The input plane of a diffractive NAND gate is positioned at z = 0 and provides a complex optical field \({u}_{0}\left(x,y,z=0\right)\) that propagates within the diffractive network. The propagation within a diffractive network is modeled following the Rayleigh-Sommerfeld equation29,

$$\begin{array}{c}{n}_{0}\left(x,y,{z}_{0}\right)={u}_{0}\left(x,y,0\right)*w\left(x,y,{z}_{0}\right),\end{array}$$
(4)

where \({n}_{0}\) represents the optical wave right before the first diffractive layer and \(*\) denotes 2D convolution operation. \(w\) is the complex-valued propagation kernel, which is given by,

$$\begin{array}{c}w\left(x,y,z\right)=\frac{z}{{r}^{2}}\left(\frac{1}{2\pi r}+\frac{1}{j\lambda }\right)\mathrm{exp}\left(\frac{j2\pi r}{\lambda }\right),\end{array}$$
(5)

with \(r=\sqrt{{x}^{2}+{y}^{2}+{z}^{2}}\), \(j=\sqrt{-1}\) and \(\lambda\) being the illumination wavelength. The resulting optical field is further modulated by the spatially-engineered diffractive layers. Assuming each diffractive layer (positioned at \(z={z}_{l}, l=1,\dots ,4\)) to be a thin phase element, the wave modulation provided by the lth diffractive layer can be formulated as:

$$\begin{array}{c}{t}_{l}=\mathrm{exp}\left(j\phi \left(x,y,{z}_{l}\right)\right).\end{array}$$
(6)

Therefore, the optical field right after each diffractive layer can be written as

$$\begin{array}{c}{u}_{l}\left(x,y, {z}_{l}\right)={t}_{l}\left(x,y,{z}_{l}\right)\cdot {[u}_{l-1}\left(x,y,{z}_{l-1}\right)*w\left(x, y,{z}_{l}-{z}_{l-1}\right)]\end{array}$$
(7)

After being modulated by all the four diffractive layers of a NAND gate design, the optical field further propagates to the output plane, located at \(z={z}_{d}\), which can be written as:

$$\begin{array}{c}o\left(x,y\right)={u}_{4}*w\left(x,y,{z}_{d}-{z}_{4}\right) .\end{array}$$
(8)

Diffractive NAND gate training

Each diffractive layer of our NAND gate design contains 80 × 80 neurons (diffractive features) that provide structured phase modulation with a pixel pitch of λ/2. The axial distance between the input plane and the first diffractive layer, between successive diffractive layers, and between the last diffractive layer and the output plane of the NAND is selected to be 50λ. In the network training phase, each batch contained 80 pairs of ideal optical logical values (with uniform intensity profiles) as inputs to the diffractive network, and 200 batches formed one epoch.
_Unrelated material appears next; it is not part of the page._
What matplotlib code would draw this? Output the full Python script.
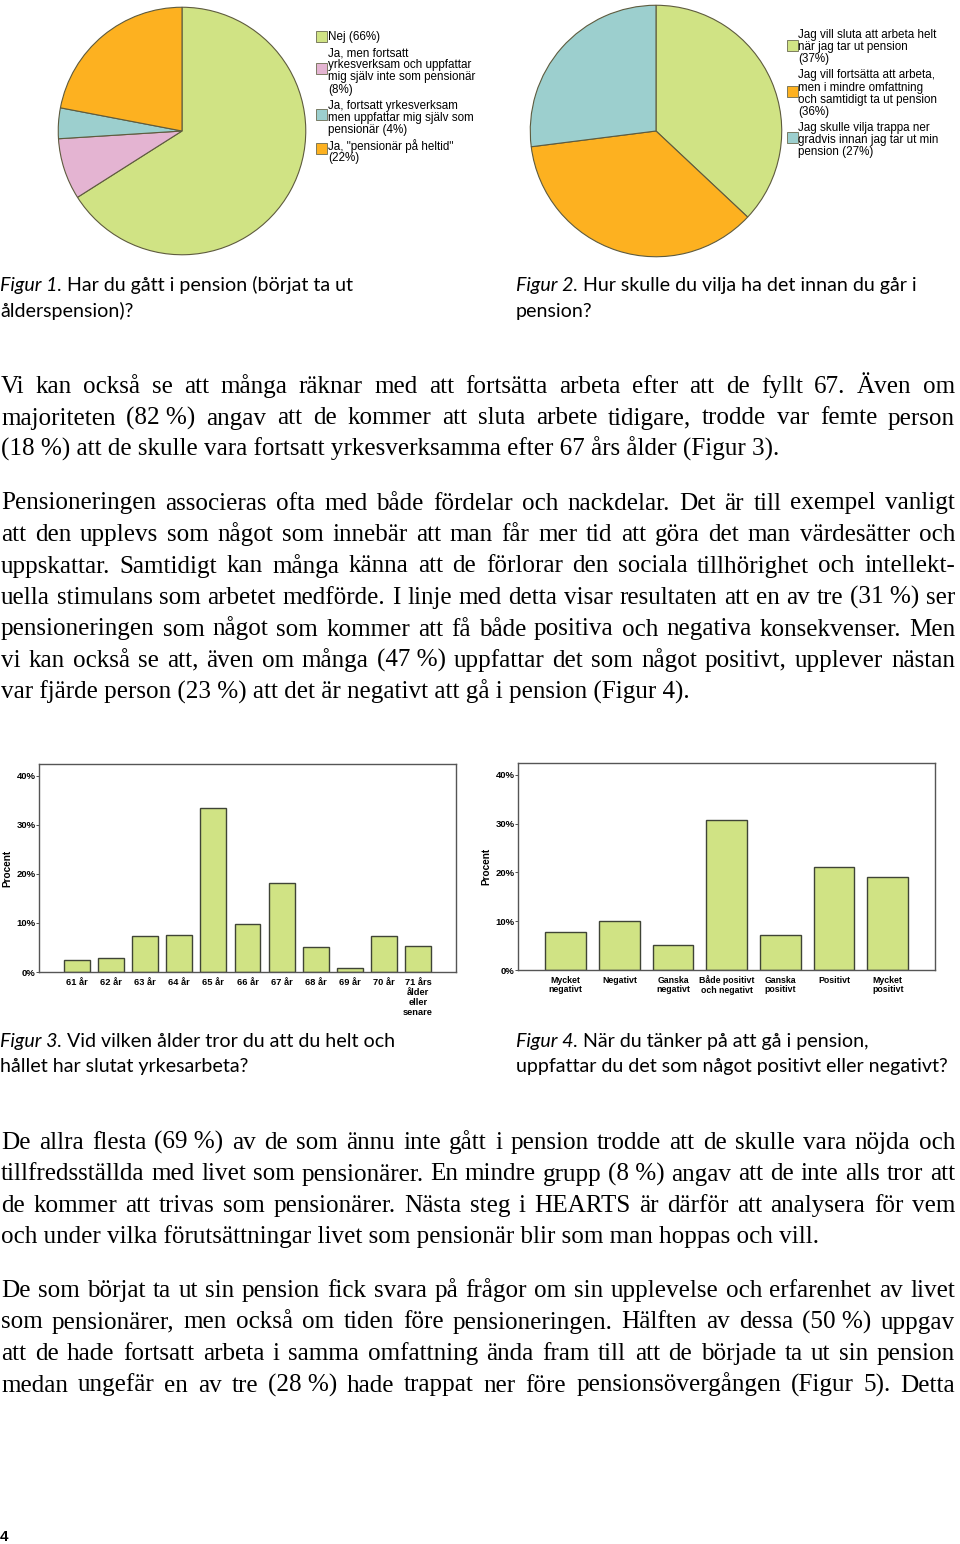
import matplotlib
matplotlib.use("Agg")
import matplotlib.pyplot as plt
from matplotlib.patches import Rectangle

# ---------------- data ----------------
pie1_labels = ["Nej (66%)",
               "Ja, men fortsatt\nyrkesverksam och uppfattar\nmig själv inte som pensionär\n(8%)",
               "Ja, fortsatt yrkesverksam\nmen uppfattar mig själv som\npensionär (4%)",
               "Ja, \"pensionär på heltid\"\n(22%)"]
pie1_values = [66, 8, 4, 22]
pie1_colors = ["#D0E384", "#E4B4D2", "#9CCFCE", "#FDB120"]

pie2_labels = ["Jag vill sluta att arbeta helt\nnär jag tar ut pension\n(37%)",
               "Jag vill fortsätta att arbeta,\nmen i mindre omfattning\noch samtidigt ta ut pension\n(36%)",
               "Jag skulle vilja trappa ner\ngradvis innan jag tar ut min\npension (27%)"]
pie2_values = [37, 36, 27]
pie2_colors = ["#D0E384", "#FDB120", "#9CCFCE"]

fig3_categories = ["61 år", "62 år", "63 år", "64 år", "65 år", "66 år", "67 år",
                   "68 år", "69 år", "70 år", "71 års\nålder\neller\nsenare"]
fig3_values = [2.5, 2.9, 7.3, 7.6, 33.4, 9.8, 18.2, 5.0, 0.8, 7.4, 5.3]

fig4_categories = ["Mycket\nnegativt", "Negativt", "Ganska\nnegativt", "Både positivt\noch negativt",
                   "Ganska\npositivt", "Positivt", "Mycket\npositivt"]
fig4_values = [7.7, 10.1, 5.1, 30.8, 7.1, 21.0, 19.0]

yticks = [0, 10, 20, 30, 40]
ytick_labels = ["0%", "10%", "20%", "30%", "40%"]

captions = {
    "fig1": ("Figur 1.", [" Har du gått i pension (börjat ta ut", "ålderspension)?"]),
    "fig2": ("Figur 2.", [" Hur skulle du vilja ha det innan du går i", "pension?"]),
    "fig3": ("Figur 3.", [" Vid vilken ålder tror du att du helt och", "hållet har slutat yrkesarbeta?"]),
    "fig4": ("Figur 4.", [" När du tänker på att gå i pension,", "uppfattar du det som något positivt eller negativt?"]),
}

para1 = ["Vi kan också se att många räknar med att fortsätta arbeta efter att de fyllt 67. Även om",
         "majoriteten (82\u00a0%) angav att de kommer att sluta arbete tidigare, trodde var femte person",
         "(18\u00a0%) att de skulle vara fortsatt yrkesverksamma efter 67 års ålder (Figur 3)."]
para2 = ["Pensioneringen associeras ofta med både fördelar och nackdelar. Det är till exempel vanligt",
         "att den upplevs som något som innebär att man får mer tid att göra det man värdesätter och",
         "uppskattar. Samtidigt kan många känna att de förlorar den sociala tillhörighet och intellekt-",
         "uella stimulans som arbetet medförde. I linje med detta visar resultaten att en av tre (31\u00a0%) ser",
         "pensioneringen som något som kommer att få både positiva och negativa konsekvenser. Men",
         "vi kan också se att, även om många (47\u00a0%) uppfattar det som något positivt, upplever nästan",
         "var fjärde person (23\u00a0%) att det är negativt att gå i pension (Figur 4)."]
para3 = ["De allra flesta (69\u00a0%) av de som ännu inte gått i pension trodde att de skulle vara nöjda och",
         "tillfredsställda med livet som pensionärer. En mindre grupp (8\u00a0%) angav att de inte alls tror att",
         "de kommer att trivas som pensionärer. Nästa steg i HEARTS är därför att analysera för vem",
         "och under vilka förutsättningar livet som pensionär blir som man hoppas och vill."]
para4 = ["De som börjat ta ut sin pension fick svara på frågor om sin upplevelse och erfarenhet av livet",
         "som pensionärer, men också om tiden före pensioneringen. Hälften av dessa (50\u00a0%) uppgav",
         "att de hade fortsatt arbeta i samma omfattning ända fram till att de började ta ut sin pension",
         "medan ungefär en av tre (28\u00a0%) hade trappat ner före pensionsövergången (Figur 5). Detta"]

# ---------------- layout ----------------
W, H = 960, 1544
fig = plt.figure(figsize=(W / 100, H / 100), dpi=100)
fig.patch.set_facecolor("white")

def px_axes(x, y, w, h, **kw):
    return fig.add_axes([x / W, 1 - (y + h) / H, w / W, h / H], **kw)

page = px_axes(0, 0, W, H)
page.set_xlim(0, W)
page.set_ylim(H, 0)
page.axis("off")
renderer = fig.canvas.get_renderer()

SANS = "Liberation Sans"
SERIF = "Liberation Serif"
CAP = "Lato"
EDGE = "#5E5B3E"

# ---------------- pies ----------------
def draw_pie(box, values, colors):
    ax = px_axes(*box)
    ax.pie(values, colors=colors, startangle=90, counterclock=False,
           wedgeprops=dict(edgecolor=EDGE, linewidth=0.8))
    ax.set_xlim(-1.01, 1.01)
    ax.set_ylim(-1.01, 1.01)
    ax.set_aspect("equal")
    ax.axis("off")

draw_pie((57, 6, 250, 250), pie1_values, pie1_colors)
draw_pie((529, 4, 254, 254), pie2_values, pie2_colors)

def draw_legend(x_sq, x_txt, y_first, square_ys, labels, colors, step=12.1, gap=4.1):
    y = y_first
    for lab, col, sy in zip(labels, colors, square_ys):
        page.add_patch(Rectangle((x_sq, sy), 11, 11, facecolor=col, edgecolor="#6a6a50", lw=0.6))
        for ln in lab.split("\n"):
            page.text(x_txt, y, ln, fontsize=8.4, family=SANS, va="center", ha="left", color="black")
            y += step
        y += gap

draw_legend(316, 328.5, 37, [31, 63, 109, 143], pie1_labels, pie1_colors)
draw_legend(787, 798.5, 35, [40, 86, 132], pie2_labels, pie2_colors)

# ---------------- captions ----------------
def caption(x, ys, key, size=14.1):
    ital, rest = captions[key]
    t = page.text(x, ys[0], ital, fontsize=size, family=CAP, style="italic", va="baseline", ha="left")
    w = t.get_window_extent(renderer).width
    page.text(x + w, ys[0], rest[0], fontsize=size, family=CAP, va="baseline", ha="left")
    page.text(x, ys[1], rest[1], fontsize=size, family=CAP, va="baseline", ha="left")

caption(0, (291, 317), "fig1")
caption(516, (291, 317), "fig2")
caption(0, (1047, 1072), "fig3")
caption(516, (1047, 1072), "fig4")

# ---------------- bar charts ----------------
BAR = "#D0E384"
BAREDGE = "#3F4436"

def bar_chart(box, cats, vals, xlim, labsize, ls):
    ax = px_axes(*box)
    x = list(range(len(cats)))
    ax.bar(x, vals, width=0.76, color=BAR, edgecolor=BAREDGE, linewidth=1.0)
    ax.set_xlim(*xlim)
    ax.set_ylim(0, 42.4)
    ax.set_yticks(yticks)
    ax.set_yticklabels(ytick_labels, fontsize=6.8, family=SANS, fontweight="bold")
    ax.set_xticks(x)
    ax.set_xticklabels(cats, fontsize=labsize, family=SANS, fontweight="bold", linespacing=ls)
    ax.tick_params(axis="y", length=2, width=0.6, pad=0.5, colors="#333333", labelcolor="black")
    ax.tick_params(axis="x", length=0, pad=4)
    for s in ax.spines.values():
        s.set_color("#555555")
        s.set_linewidth(1.0)
    ax.set_ylabel("Procent", fontsize=7.2, family=SANS, fontweight="bold")
    ax.yaxis.set_label_coords(-0.065, 0.5)
    return ax

bar_chart((39, 764, 417, 208), fig3_categories, fig3_values, (-1.11, 11.11), 6.7, 1.15)
bar_chart((518, 763, 417, 207), fig4_categories, fig4_values, (-0.89, 6.88), 6.3, 1.1)

# ---------------- justified body text ----------------
BODY = 18.1
def justified(lines, y0, step=31.5, x0=1, x1=955, last_justified=False):
    for i, ln in enumerate(lines):
        y = y0 + i * step
        is_last = (i == len(lines) - 1) and not last_justified
        if is_last:
            page.text(x0, y, ln, fontsize=BODY, family=SERIF, va="baseline", ha="left")
            continue
        words = ln.split(" ")
        ts = [page.text(0, y, w, fontsize=BODY, family=SERIF, va="baseline", ha="left") for w in words]
        widths = [t.get_window_extent(renderer).width for t in ts]
        gap = (x1 - x0 - sum(widths)) / (len(words) - 1)
        xx = x0
        for t, wd in zip(ts, widths):
            t.set_x(xx)
            xx += wd + gap

justified(para1, 393)
justified(para2, 509.5)
justified(para3, 1149)
justified(para4, 1297, last_justified=True)

page.text(0, 1541, "4", fontsize=11, family=SANS, fontweight="bold", va="baseline", ha="left")

fig.savefig("out.png", dpi=100, facecolor="white")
The logical state of each input value was randomly assigned to be True with ~ 70% probability and the rest ~ 30% to be False in order to ensure that the output of a NAND gate has an equal probability of being True or False during the training phase. The optical fields within the designated apertures for the output optical logical values were used to calculate the training loss. For example, if the output value should be True (False), the upper (lower) aperture should be denoted as \({A}_{correct}\) and the optical field within the corresponding aperture should be denoted as \({o}_{correct}(x,y)\), while the other remaining aperture is referred to as \({A}_{wrong}\), with the corresponding field denoted as \({o}_{wrong}\left(x,y\right)\). Note that the correct and wrong subscripts in this notation do not represent the output logical state but instead indicate if the corresponding aperture label matches the logical calculation result. Based on this notation, our training loss function can be expressed as:

$$\begin{array}{c}Loss=\alpha \times {L}_{correct}+\beta \times {L}_{wrong}+\gamma \times {L}_{unif}.\end{array}$$
(9)

where \({L}_{correct}\) calculates the l2 distance between the output intensity profile in the correct aperture and a plane wave with unit amplitude, i.e.,

$$\begin{array}{c}{L}_{correct}=\sum_{x,y\in {A}_{correct}}{\left(1-{\left|{o}_{correct}\left(x,y\right)\right|}^{2}\right)}^{2} .\end{array}$$
(10)

\({L}_{wrong}\) was accordingly defined to represent the optical power that resides in the wrong aperture, i.e.,

$$\begin{array}{c}{L}_{wrong}=\sum_{x,y\in {A}_{wrong}}{\left|{o}_{wrong}\left(x,y\right)\right|}^{2}.\end{array}$$
(11)

\({L}_{unif}\), on the other hand, quantified the phase (\(\phi\)) variation of the optical field within only the correct aperture, i.e.,

$$\begin{array}{c}{L}_{unif}=std\left(\phi \left({o}_{correct}\left(x,y\right)\right)\right).\end{array}$$
(12)

The relative weights \(\alpha\), \(\beta\) and \(\gamma\) in Eq. (9) were empirically selected to be 100, 10, and 50, respectively. After calculating the loss values, the phase profiles on each diffractive layer were updated using an Adam optimizer41, which concludes one training batch. The diffractive NAND gate model was trained using Python (v3.7.3) and TensorFlow (v.1.15.0, Google Inc.) for 50 epochs on a desktop computer, with a GeForce GTX 1080 Ti graphical processing unit (GPU, Nvidia Inc.), an Intel® Core™ i9-7900X central processing unit (CPU, Intel Inc.) and 64 GB of RAM. This training process of a diffractive NAND gate takes ~ 100 min to complete (50 epochs).